### Exercise inputs
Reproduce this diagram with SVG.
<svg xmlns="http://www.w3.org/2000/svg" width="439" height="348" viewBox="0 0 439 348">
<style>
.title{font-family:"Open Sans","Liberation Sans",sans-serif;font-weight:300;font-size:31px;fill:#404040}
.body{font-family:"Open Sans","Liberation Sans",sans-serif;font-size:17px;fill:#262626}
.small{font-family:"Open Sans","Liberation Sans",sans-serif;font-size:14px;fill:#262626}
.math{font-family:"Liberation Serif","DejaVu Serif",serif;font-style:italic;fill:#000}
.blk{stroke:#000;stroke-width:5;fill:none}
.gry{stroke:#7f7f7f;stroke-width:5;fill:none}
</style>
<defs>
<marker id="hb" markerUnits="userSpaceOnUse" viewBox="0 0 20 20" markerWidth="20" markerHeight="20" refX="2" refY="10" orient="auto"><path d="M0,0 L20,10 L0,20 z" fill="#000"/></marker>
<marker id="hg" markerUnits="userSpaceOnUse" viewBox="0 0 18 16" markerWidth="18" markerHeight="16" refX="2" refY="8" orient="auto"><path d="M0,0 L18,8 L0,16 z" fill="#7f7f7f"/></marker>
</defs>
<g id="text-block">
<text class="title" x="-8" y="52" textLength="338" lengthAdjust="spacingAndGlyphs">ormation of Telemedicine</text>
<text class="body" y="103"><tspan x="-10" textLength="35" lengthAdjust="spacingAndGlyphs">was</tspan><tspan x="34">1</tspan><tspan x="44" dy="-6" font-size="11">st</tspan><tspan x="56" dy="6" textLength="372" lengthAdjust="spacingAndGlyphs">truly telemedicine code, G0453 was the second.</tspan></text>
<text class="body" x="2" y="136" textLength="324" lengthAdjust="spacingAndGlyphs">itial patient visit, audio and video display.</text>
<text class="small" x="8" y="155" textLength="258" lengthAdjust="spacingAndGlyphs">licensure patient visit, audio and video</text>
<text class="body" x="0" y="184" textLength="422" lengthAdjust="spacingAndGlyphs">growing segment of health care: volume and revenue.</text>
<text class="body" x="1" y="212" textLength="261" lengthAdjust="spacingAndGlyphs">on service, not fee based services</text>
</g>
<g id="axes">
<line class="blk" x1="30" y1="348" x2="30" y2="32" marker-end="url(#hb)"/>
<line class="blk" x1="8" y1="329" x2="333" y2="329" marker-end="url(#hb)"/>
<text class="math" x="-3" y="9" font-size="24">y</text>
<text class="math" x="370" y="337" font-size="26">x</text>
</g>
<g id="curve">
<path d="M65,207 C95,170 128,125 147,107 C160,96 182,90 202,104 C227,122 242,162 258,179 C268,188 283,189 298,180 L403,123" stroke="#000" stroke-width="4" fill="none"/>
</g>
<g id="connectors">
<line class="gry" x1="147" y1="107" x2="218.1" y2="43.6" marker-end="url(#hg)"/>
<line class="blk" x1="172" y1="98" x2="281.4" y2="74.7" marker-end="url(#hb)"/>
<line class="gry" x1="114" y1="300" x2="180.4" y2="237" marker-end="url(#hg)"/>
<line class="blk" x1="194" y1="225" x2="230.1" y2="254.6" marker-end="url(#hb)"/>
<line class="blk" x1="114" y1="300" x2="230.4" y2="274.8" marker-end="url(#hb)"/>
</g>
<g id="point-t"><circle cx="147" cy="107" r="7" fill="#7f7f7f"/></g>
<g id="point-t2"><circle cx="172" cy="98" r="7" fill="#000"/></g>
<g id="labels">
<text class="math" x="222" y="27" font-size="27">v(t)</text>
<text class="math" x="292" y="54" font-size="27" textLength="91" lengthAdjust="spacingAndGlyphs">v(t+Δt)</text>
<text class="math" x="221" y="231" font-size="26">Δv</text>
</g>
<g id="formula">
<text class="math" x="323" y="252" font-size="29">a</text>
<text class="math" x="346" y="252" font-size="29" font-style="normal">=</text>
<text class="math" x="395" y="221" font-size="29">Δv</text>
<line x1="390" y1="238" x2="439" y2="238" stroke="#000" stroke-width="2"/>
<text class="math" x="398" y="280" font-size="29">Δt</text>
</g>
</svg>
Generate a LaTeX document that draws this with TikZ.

### What the task requires
Write out all of the records above exactly as they appear.

### The result
Reproduce this diagram with SVG.
<svg xmlns="http://www.w3.org/2000/svg" width="439" height="348" viewBox="0 0 439 348">
<style>
.title{font-family:"Open Sans","Liberation Sans",sans-serif;font-weight:300;font-size:31px;fill:#404040}
.body{font-family:"Open Sans","Liberation Sans",sans-serif;font-size:17px;fill:#262626}
.small{font-family:"Open Sans","Liberation Sans",sans-serif;font-size:14px;fill:#262626}
.math{font-family:"Liberation Serif","DejaVu Serif",serif;font-style:italic;fill:#000}
.blk{stroke:#000;stroke-width:5;fill:none}
.gry{stroke:#7f7f7f;stroke-width:5;fill:none}
</style>
<defs>
<marker id="hb" markerUnits="userSpaceOnUse" viewBox="0 0 20 20" markerWidth="20" markerHeight="20" refX="2" refY="10" orient="auto"><path d="M0,0 L20,10 L0,20 z" fill="#000"/></marker>
<marker id="hg" markerUnits="userSpaceOnUse" viewBox="0 0 18 16" markerWidth="18" markerHeight="16" refX="2" refY="8" orient="auto"><path d="M0,0 L18,8 L0,16 z" fill="#7f7f7f"/></marker>
</defs>
<g id="text-block">
<text class="title" x="-8" y="52" textLength="338" lengthAdjust="spacingAndGlyphs">ormation of Telemedicine</text>
<text class="body" y="103"><tspan x="-10" textLength="35" lengthAdjust="spacingAndGlyphs">was</tspan><tspan x="34">1</tspan><tspan x="44" dy="-6" font-size="11">st</tspan><tspan x="56" dy="6" textLength="372" lengthAdjust="spacingAndGlyphs">truly telemedicine code, G0453 was the second.</tspan></text>
<text class="body" x="2" y="136" textLength="324" lengthAdjust="spacingAndGlyphs">itial patient visit, audio and video display.</text>
<text class="small" x="8" y="155" textLength="258" lengthAdjust="spacingAndGlyphs">licensure patient visit, audio and video</text>
<text class="body" x="0" y="184" textLength="422" lengthAdjust="spacingAndGlyphs">growing segment of health care: volume and revenue.</text>
<text class="body" x="1" y="212" textLength="261" lengthAdjust="spacingAndGlyphs">on service, not fee based services</text>
</g>
<g id="axes">
<line class="blk" x1="30" y1="348" x2="30" y2="32" marker-end="url(#hb)"/>
<line class="blk" x1="8" y1="329" x2="333" y2="329" marker-end="url(#hb)"/>
<text class="math" x="-3" y="9" font-size="24">y</text>
<text class="math" x="370" y="337" font-size="26">x</text>
</g>
<g id="curve">
<path d="M65,207 C95,170 128,125 147,107 C160,96 182,90 202,104 C227,122 242,162 258,179 C268,188 283,189 298,180 L403,123" stroke="#000" stroke-width="4" fill="none"/>
</g>
<g id="connectors">
<line class="gry" x1="147" y1="107" x2="218.1" y2="43.6" marker-end="url(#hg)"/>
<line class="blk" x1="172" y1="98" x2="281.4" y2="74.7" marker-end="url(#hb)"/>
<line class="gry" x1="114" y1="300" x2="180.4" y2="237" marker-end="url(#hg)"/>
<line class="blk" x1="194" y1="225" x2="230.1" y2="254.6" marker-end="url(#hb)"/>
<line class="blk" x1="114" y1="300" x2="230.4" y2="274.8" marker-end="url(#hb)"/>
</g>
<g id="point-t"><circle cx="147" cy="107" r="7" fill="#7f7f7f"/></g>
<g id="point-t2"><circle cx="172" cy="98" r="7" fill="#000"/></g>
<g id="labels">
<text class="math" x="222" y="27" font-size="27">v(t)</text>
<text class="math" x="292" y="54" font-size="27" textLength="91" lengthAdjust="spacingAndGlyphs">v(t+Δt)</text>
<text class="math" x="221" y="231" font-size="26">Δv</text>
</g>
<g id="formula">
<text class="math" x="323" y="252" font-size="29">a</text>
<text class="math" x="346" y="252" font-size="29" font-style="normal">=</text>
<text class="math" x="395" y="221" font-size="29">Δv</text>
<line x1="390" y1="238" x2="439" y2="238" stroke="#000" stroke-width="2"/>
<text class="math" x="398" y="280" font-size="29">Δt</text>
</g>
</svg>
Generate a LaTeX document that draws this with TikZ.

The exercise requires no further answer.